[Start of Provided information]
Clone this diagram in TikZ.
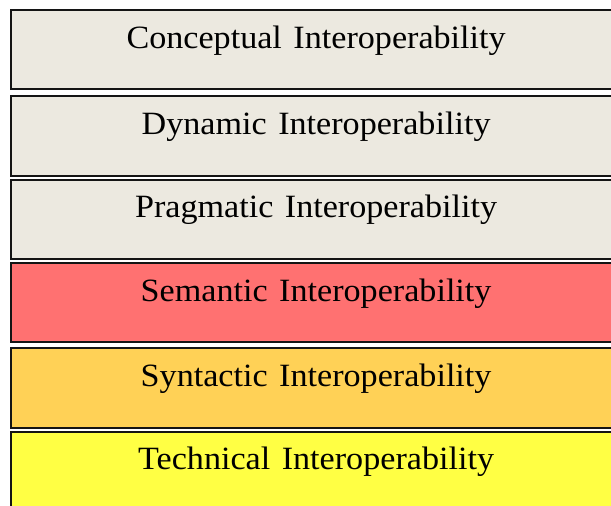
\documentclass[tikz,border=0pt]{standalone}
\usepackage{fontspec}
\newfontfamily\lblfont[FakeStretch=1.05,WordSpace=1.35]{Liberation Serif}
\definecolor{beige}{RGB}{236,233,224}
\definecolor{redbox}{RGB}{255,113,113}
\definecolor{orangebox}{RGB}{255,209,86}
\definecolor{yellowbox}{RGB}{255,255,68}
\definecolor{edge}{RGB}{20,20,20}
\begin{document}
\begin{tikzpicture}[x=1pt,y=-1pt,
  layer/.style={draw=edge,line width=2.2pt,rectangle,inner sep=0pt,anchor=north west,minimum width=610pt},
  lbl/.style={anchor=base,inner sep=0pt,font=\lblfont\fontsize{32.5}{32.5}\selectfont}]
\useasboundingbox (0,0) rectangle (611,506);
\node[layer,fill=beige,minimum height=79pt] (b1) at (10,9) {};
\node[layer,fill=beige,minimum height=79.5pt] (b2) at (10,95) {};
\node[layer,fill=beige,minimum height=79pt] (b3) at (10,178.5) {};
\node[layer,fill=redbox,minimum height=79pt] (b4) at (10,262) {};
\node[layer,fill=orangebox,minimum height=79.5pt] (b5) at (10,347) {};
\node[layer,fill=yellowbox,minimum height=90pt] (b6) at (10,431) {};
\node[lbl] (t1) at ([yshift=-39pt]b1.north) {Conceptual Interoperability};
\node[lbl] (t2) at ([yshift=-39pt]b2.north) {Dynamic Interoperability};
\node[lbl] (t3) at ([yshift=-39pt]b3.north) {Pragmatic Interoperability};
\node[lbl] (t4) at ([yshift=-39pt]b4.north) {Semantic Interoperability};
\node[lbl] (t5) at ([yshift=-39pt]b5.north) {Syntactic Interoperability};
\node[lbl] (t6) at ([yshift=-38pt]b6.north) {Technical Interoperability};
\end{tikzpicture}
\end{document}
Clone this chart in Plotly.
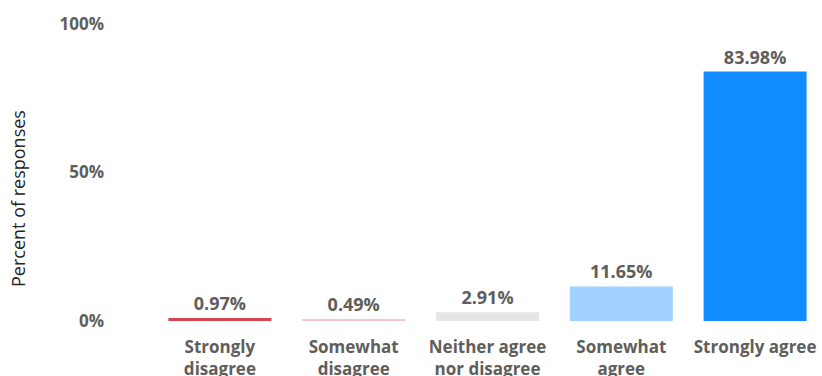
[End of Provided information]
▶ **Do this**
Leave the pictures out and reproduce each record exactly as written.

▶ **Output below**
Clone this diagram in TikZ.
\documentclass[tikz,border=0pt]{standalone}
\usepackage{fontspec}
\newfontfamily\lblfont[FakeStretch=1.05,WordSpace=1.35]{Liberation Serif}
\definecolor{beige}{RGB}{236,233,224}
\definecolor{redbox}{RGB}{255,113,113}
\definecolor{orangebox}{RGB}{255,209,86}
\definecolor{yellowbox}{RGB}{255,255,68}
\definecolor{edge}{RGB}{20,20,20}
\begin{document}
\begin{tikzpicture}[x=1pt,y=-1pt,
  layer/.style={draw=edge,line width=2.2pt,rectangle,inner sep=0pt,anchor=north west,minimum width=610pt},
  lbl/.style={anchor=base,inner sep=0pt,font=\lblfont\fontsize{32.5}{32.5}\selectfont}]
\useasboundingbox (0,0) rectangle (611,506);
\node[layer,fill=beige,minimum height=79pt] (b1) at (10,9) {};
\node[layer,fill=beige,minimum height=79.5pt] (b2) at (10,95) {};
\node[layer,fill=beige,minimum height=79pt] (b3) at (10,178.5) {};
\node[layer,fill=redbox,minimum height=79pt] (b4) at (10,262) {};
\node[layer,fill=orangebox,minimum height=79.5pt] (b5) at (10,347) {};
\node[layer,fill=yellowbox,minimum height=90pt] (b6) at (10,431) {};
\node[lbl] (t1) at ([yshift=-39pt]b1.north) {Conceptual Interoperability};
\node[lbl] (t2) at ([yshift=-39pt]b2.north) {Dynamic Interoperability};
\node[lbl] (t3) at ([yshift=-39pt]b3.north) {Pragmatic Interoperability};
\node[lbl] (t4) at ([yshift=-39pt]b4.north) {Semantic Interoperability};
\node[lbl] (t5) at ([yshift=-39pt]b5.north) {Syntactic Interoperability};
\node[lbl] (t6) at ([yshift=-38pt]b6.north) {Technical Interoperability};
\end{tikzpicture}
\end{document}
Clone this chart in Plotly.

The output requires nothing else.